The Company has a Qualified Plan Committee (the Plan Committee) that sets investment guidelines for U.S. pension plan and
other U.S. post-retirement benefits with the assistance of an external consultant. These guidelines are established based on market
conditions, risk tolerance, funding requirements, and expected benefit payments. The Plan Committee also oversees the investment
allocation process, selects the investment managers, and monitors asset performance. As pension liabilities are long-term in nature,
the Company employs a long-term total return approach to maximize the long-term rate of return on plan assets for a prudent level
of risk. An annual analysis on the risk versus the return of the investment portfolio is conducted to justify the expected long-term
rate of return assumption.
The investment portfolio contains a diversified portfolio of investment categories, including equities, fixed income securities,
hedge funds, and private equity.

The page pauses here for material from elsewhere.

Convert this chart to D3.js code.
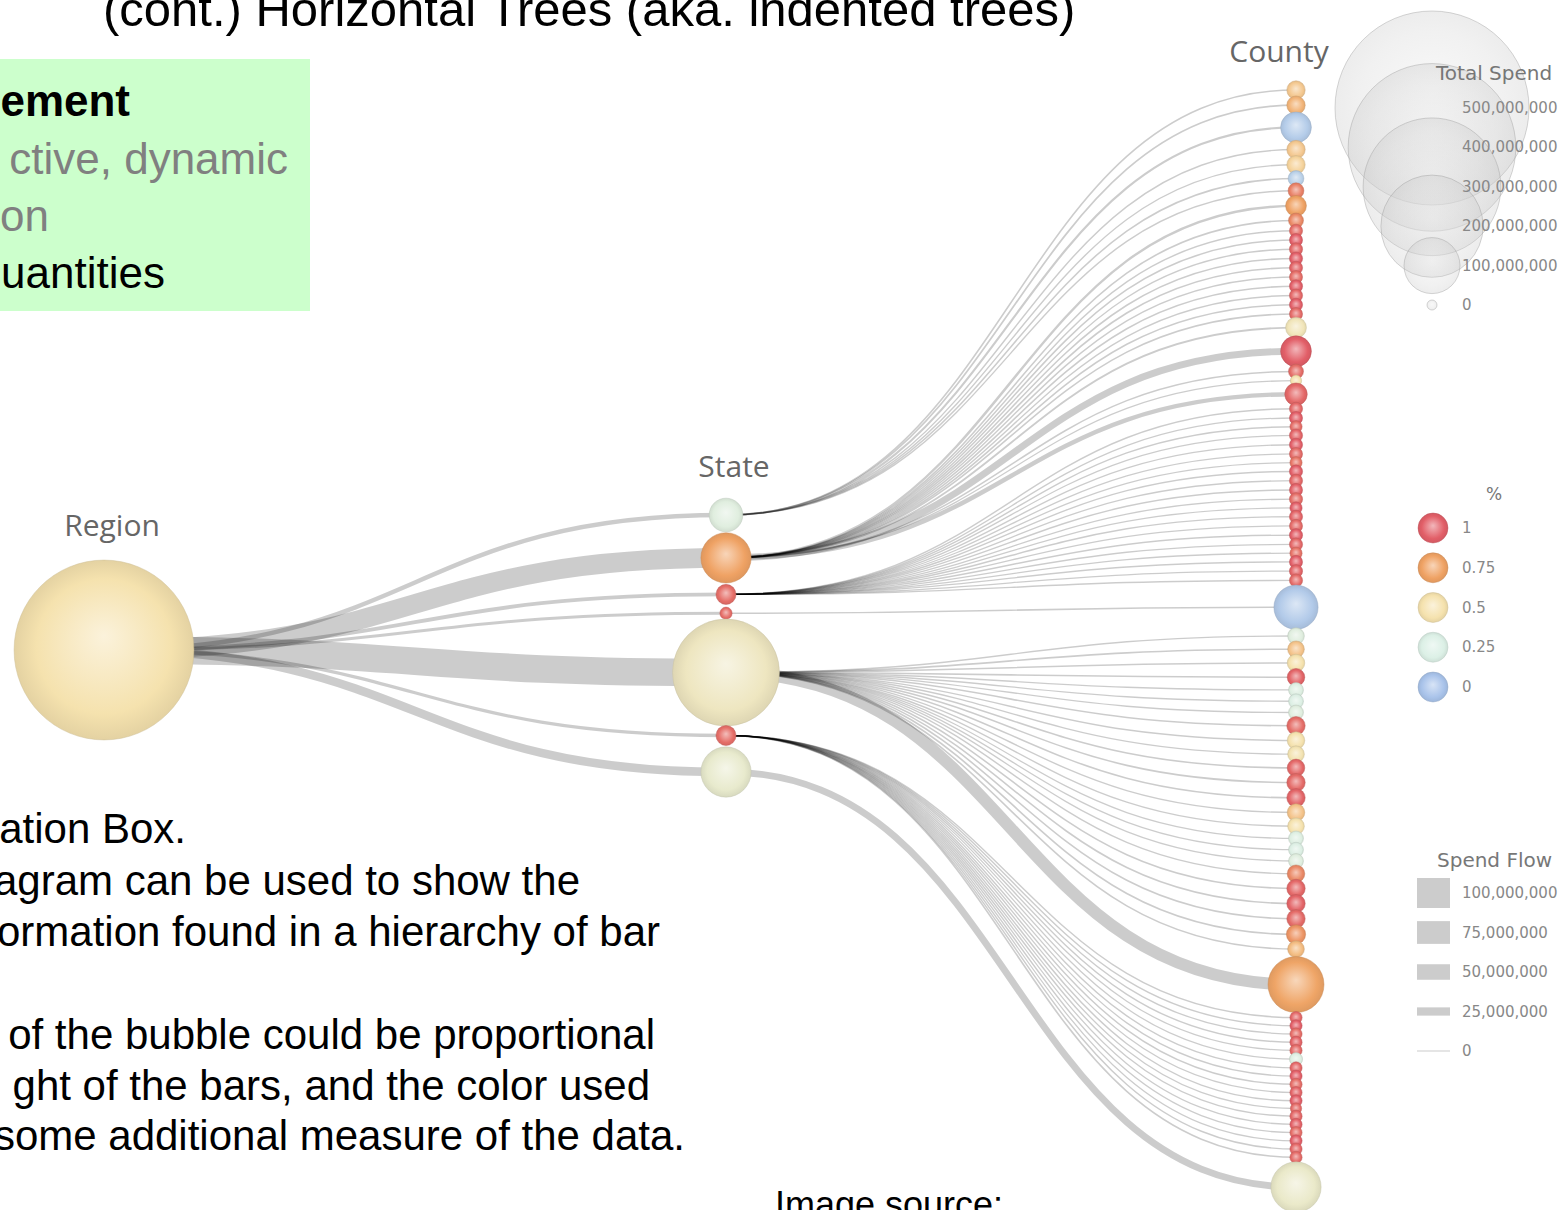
<!DOCTYPE html>
<html>
<head>
<meta charset="utf-8">
<script src="https://cdn.jsdelivr.net/npm/d3@7"></script>
<style>
body { margin: 0; background: #fff; overflow: hidden; }
svg { display: block; }
</style>
</head>
<body>
<svg id="chart" width="1564" height="1210"></svg>
<script>
// ---- data (spend and flow in millions) ----
const M = 1e6;
const levels = ["Region", "State", "County"];

const regionSpend = 445;
const regionPct = 0.5;

const stateSpend = [64, 90, 46, 37, 212, 46, 90];
const statePct   = [0.28, 0.75, 0.95, 0.95, 0.42, 0.95, 0.36];
const stateFlow  = [12, 64, 10, 7, 92, 8, 26];

const countyState = [
  0,0,0,0,0,0,0,
  1,1,1,1,1,1,1,1,1,1,1,1,1,1,1,1,1,
  2,2,2,2,2,2,2,2,2,2,2,2,2,2,2,2,2,2,2,2,
  3,
  4,4,4,4,4,4,4,4,4,4,4,4,4,4,4,4,4,4,4,4,4,4,4,4,4,
  5,5,5,5,5,5,5,5,5,5,5,5,5,5,5,5,5,5,
  6
];
const countySpend = [
  44,44,60,44,44,41,41,
  47,40,38,38,38,38,38,38,38,38,38,38,47,60,40,36,49,
  38,38,37,38,38,38,37,38,38,38,38,37,38,38,38,38,37,38,38,38,
  80,
  42,42,43,43,40,40,40,44,43,42,43,44,44,43,42,40,40,40,43,44,44,44,45,42,100,
  37,37,37,37,37,38,37,37,37,37,37,36,37,37,37,37,37,37,
  90
];
const countyPct = [
  .6,.68,.05,.6,.56,.08,.88,
  .75,.85,.95,1,.97,1,.98,.95,1,.97,1,.96,.45,1,.95,.5,.97,
  .97,1,.95,.98,1,.96,.92,1,.97,.99,.95,1,.98,.96,1,.97,.93,1,.98,.96,
  .04,
  .28,.62,.5,.98,.27,.26,.28,.95,.5,.48,.97,.96,.98,.62,.5,.27,.26,.28,.85,.97,.98,.96,.8,.65,.74,
  .97,1,.95,.98,.96,.27,.97,1,.95,.98,1,.96,.97,.99,.95,1,.97,.96,
  .38
];
const countyFlow = [
  2,2.5,4,1.5,1.5,2,1.5,
  5,2,1.5,2,1.5,2,2.5,1.5,2,1.5,2,2,3,20,2,1,12,
  1.5,1,1.5,1,1.5,1,1,1.5,1,1.5,1,1,1.5,1,1.5,1,1,1.5,1,1.5,
  2,
  1.5,2,1.5,2,1,1,1,2,1.5,1.5,2,2,2,1.5,1.5,1,1,1,1.5,2,2,2,2.5,2,38,
  1.5,1.5,1,1.5,1,1,1.5,1,1.5,1,1.5,1,1.5,1,1.5,1,1.5,2,
  20
];

const spendLegend = [500e6, 400e6, 300e6, 200e6, 100e6, 0];
const pctLegend = [1, 0.75, 0.5, 0.25, 0];
const flowLegend = [100e6, 75e6, 50e6, 25e6, 0];

// ---- scales ----
const rScale = d3.scaleSqrt().domain([100e6, 500e6]).range([28, 97]);
const radius = v => Math.max(5, rScale(v));
const flowW = d3.scaleLinear().domain([0, 100e6]).range([1, 30]);
const pctColor = d3.scaleLinear()
  .domain([0, 0.25, 0.5, 0.75, 1])
  .range(["#a9c3ea", "#dcf0e6", "#f5e2ae", "#efa264", "#e25f68"])
  .interpolate(d3.interpolateLab);
const levelX = d3.scaleOrdinal().domain(levels).range([104, 726, 1296]);

// stack circles along a column, neighbours spaced by their radii
function stack(radii, gap) {
  const pos = [0];
  for (let i = 1; i < radii.length; i++) pos.push(pos[i - 1] + radii[i - 1] + radii[i] + gap);
  return pos;
}

const regionY = 650;
const stateR = stateSpend.map(v => radius(v * M));
const statePos = stack(stateR, 4);
const stateY = d3.scaleLinear().domain([0, statePos[statePos.length - 1]]).range([515, 772]);
const countyR = countySpend.map(v => radius(v * M));
const countyPos = stack(countyR, -5);
const countyY = d3.scaleLinear().domain([0, countyPos[countyPos.length - 1]]).range([90, 1187]);

const svg = d3.select("#chart");
const defs = svg.append("defs");
const slideFont = "Liberation Sans, Arial, sans-serif";

// ---- slide text ----
svg.append("text")
  .attr("x", 103).attr("y", 26)
  .attr("font-family", slideFont)
  .attr("font-size", 49)
  .text("(cont.) Horizontal Trees (aka. indented trees)");

svg.append("rect")
  .attr("x", -10).attr("y", 59).attr("width", 320).attr("height", 252)
  .attr("fill", "#ccffcc");

const boxLines = [
  { t: "ement", x: 130, y: 116, c: "#000", w: "bold" },
  { t: "ctive, dynamic", x: 288, y: 174, c: "#808080", w: "normal" },
  { t: "on", x: 49, y: 231, c: "#808080", w: "normal" },
  { t: "uantities", x: 165, y: 288, c: "#000", w: "normal" }
];
svg.append("g").selectAll("text").data(boxLines).join("text")
  .attr("x", d => d.x).attr("y", d => d.y)
  .attr("text-anchor", "end")
  .attr("font-family", slideFont)
  .attr("font-size", 44)
  .attr("font-weight", d => d.w)
  .attr("fill", d => d.c)
  .text(d => d.t);

const noteLines = [
  { t: "ation Box.", x: 186, y: 843 },
  { t: "agram can be used to show the", x: 580, y: 895 },
  { t: "ormation found in a hierarchy of bar", x: 660, y: 946 },
  { t: "of the bubble could be proportional", x: 655, y: 1049 },
  { t: "ght of the bars, and the color used", x: 650, y: 1100 },
  { t: "some additional measure of the data.", x: 685, y: 1150 }
];
svg.append("g").selectAll("text").data(noteLines).join("text")
  .attr("x", d => d.x).attr("y", d => d.y)
  .attr("text-anchor", "end")
  .attr("font-family", slideFont)
  .attr("font-size", 42)
  .text(d => d.t);

svg.append("text")
  .attr("x", 775).attr("y", 1217)
  .attr("font-family", slideFont)
  .attr("font-size", 36)
  .text("Image source:");

// ---- links ----
const link = d3.linkHorizontal().x(d => d[0]).y(d => d[1]);

const regionLinks = stateSpend.map((v, i) => ({
  s: [levelX("Region"), regionY],
  t: [levelX("State"), stateY(statePos[i])],
  w: flowW(stateFlow[i] * M)
}));
const countyLinks = countySpend.map((v, i) => ({
  s: [levelX("State"), stateY(statePos[countyState[i]])],
  t: [levelX("County"), countyY(countyPos[i])],
  w: flowW(countyFlow[i] * M)
}));

svg.append("g")
  .attr("fill", "none")
  .attr("stroke", "#000")
  .attr("stroke-opacity", 0.2)
  .selectAll("path")
  .data(regionLinks.concat(countyLinks))
  .join("path")
  .attr("d", d => link({ source: d.s, target: d.t }))
  .attr("stroke-width", d => d.w);

// ---- nodes ----
function bubbleFill(id, c) {
  const g = defs.append("radialGradient").attr("id", id)
    .attr("cx", "50%").attr("cy", "50%").attr("r", "50%")
    .attr("fx", "50%").attr("fy", "42%");
  g.append("stop").attr("offset", "0%").attr("stop-color", d3.interpolateRgb(c, "#fff")(0.55));
  g.append("stop").attr("offset", "75%").attr("stop-color", c);
  g.append("stop").attr("offset", "100%").attr("stop-color", d3.color(c).darker(0.2));
  return `url(#${id})`;
}

const nodes = [{ x: levelX("Region"), y: regionY, r: radius(regionSpend * M), pct: regionPct }]
  .concat(stateSpend.map((v, i) => ({ x: levelX("State"), y: stateY(statePos[i]), r: stateR[i], pct: statePct[i] })))
  .concat(countySpend.map((v, i) => ({ x: levelX("County"), y: countyY(countyPos[i]), r: countyR[i], pct: countyPct[i] })));

svg.append("g").selectAll("circle")
  .data(nodes)
  .join("circle")
  .attr("cx", d => d.x).attr("cy", d => d.y).attr("r", d => d.r)
  .attr("fill", (d, i) => bubbleFill("b" + i, pctColor(d.pct)))
  .attr("stroke", d => d3.color(pctColor(d.pct)).darker(0.5))
  .attr("stroke-opacity", 0.45)
  .attr("stroke-width", 1);

// level titles
const titleY = { Region: 536, State: 477, County: 62 };
const titleDx = { Region: 8, State: 8, County: -17 };
svg.append("g").selectAll("text").data(levels).join("text")
  .attr("x", d => levelX(d) + titleDx[d])
  .attr("y", d => titleY[d])
  .attr("text-anchor", "middle")
  .attr("font-family", "Open Sans, sans-serif")
  .attr("font-size", 30)
  .attr("fill", "#666")
  .text(d => d);

// ---- legends ----
const lgFont = "DejaVu Sans, Verdana, sans-serif";
const fmt = d3.format(",");

// Total Spend
const spendY = d3.scalePoint().domain(spendLegend).range([108, 305]);
const lgSpend = svg.append("g");
lgSpend.selectAll("circle").data(spendLegend).join("circle")
  .attr("cx", 1432).attr("cy", d => spendY(d)).attr("r", d => radius(d))
  .attr("fill", (d, i) => bubbleFill("ls" + i, "#d0d0d0")).attr("fill-opacity", 0.3)
  .attr("stroke", "#999").attr("stroke-opacity", 0.4);
lgSpend.selectAll("text").data(spendLegend).join("text")
  .attr("x", 1462).attr("y", d => spendY(d) + 5)
  .attr("font-family", lgFont).attr("font-size", 15).attr("fill", "#888")
  .text(d => fmt(d));
lgSpend.append("text")
  .attr("x", 1436).attr("y", 80)
  .attr("font-family", lgFont).attr("font-size", 20).attr("fill", "#777")
  .text("Total Spend");

// %
const pctY = d3.scalePoint().domain(pctLegend).range([528, 687]);
const lgPct = svg.append("g");
lgPct.selectAll("circle").data(pctLegend).join("circle")
  .attr("cx", 1433).attr("cy", d => pctY(d)).attr("r", 15)
  .attr("fill", (d, i) => bubbleFill("lp" + i, pctColor(d)))
  .attr("stroke", d => d3.color(pctColor(d)).darker(0.5))
  .attr("stroke-opacity", 0.45);
lgPct.selectAll("text").data(pctLegend).join("text")
  .attr("x", 1462).attr("y", d => pctY(d) + 5)
  .attr("font-family", lgFont).attr("font-size", 15).attr("fill", "#888")
  .text(d => d);
lgPct.append("text")
  .attr("x", 1494).attr("y", 500).attr("text-anchor", "middle")
  .attr("font-family", lgFont).attr("font-size", 17).attr("fill", "#777")
  .text("%");

// Spend Flow
const flowY = d3.scalePoint().domain(flowLegend).range([893, 1051]);
const lgFlow = svg.append("g");
lgFlow.selectAll("rect").data(flowLegend).join("rect")
  .attr("x", 1417).attr("width", 33)
  .attr("y", d => flowY(d) - flowW(d) / 2).attr("height", d => flowW(d))
  .attr("fill", "#ccc");
lgFlow.selectAll("text").data(flowLegend).join("text")
  .attr("x", 1462).attr("y", d => flowY(d) + 5)
  .attr("font-family", lgFont).attr("font-size", 15).attr("fill", "#888")
  .text(d => fmt(d));
lgFlow.append("text")
  .attr("x", 1437).attr("y", 867)
  .attr("font-family", lgFont).attr("font-size", 20).attr("fill", "#777")
  .text("Spend Flow");
</script>
</body>
</html>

Securities are also diversified in terms of domestic and international securities, short- and long-
term securities, growth and value styles, large cap and small cap stocks, active and passive management, and derivative-based
styles.
Outside the U.S., pension plan assets are typically managed by decentralized fiduciary committees. There is significant variation
in policy asset allocation from country to country. Local regulations, local funding rules, and local financial and tax considerations
are part of the funding and investment allocation process in each country.
The Plan did not hold any investments in the Company’s ordinary shares as of April 29, 2016 or April 24, 2015.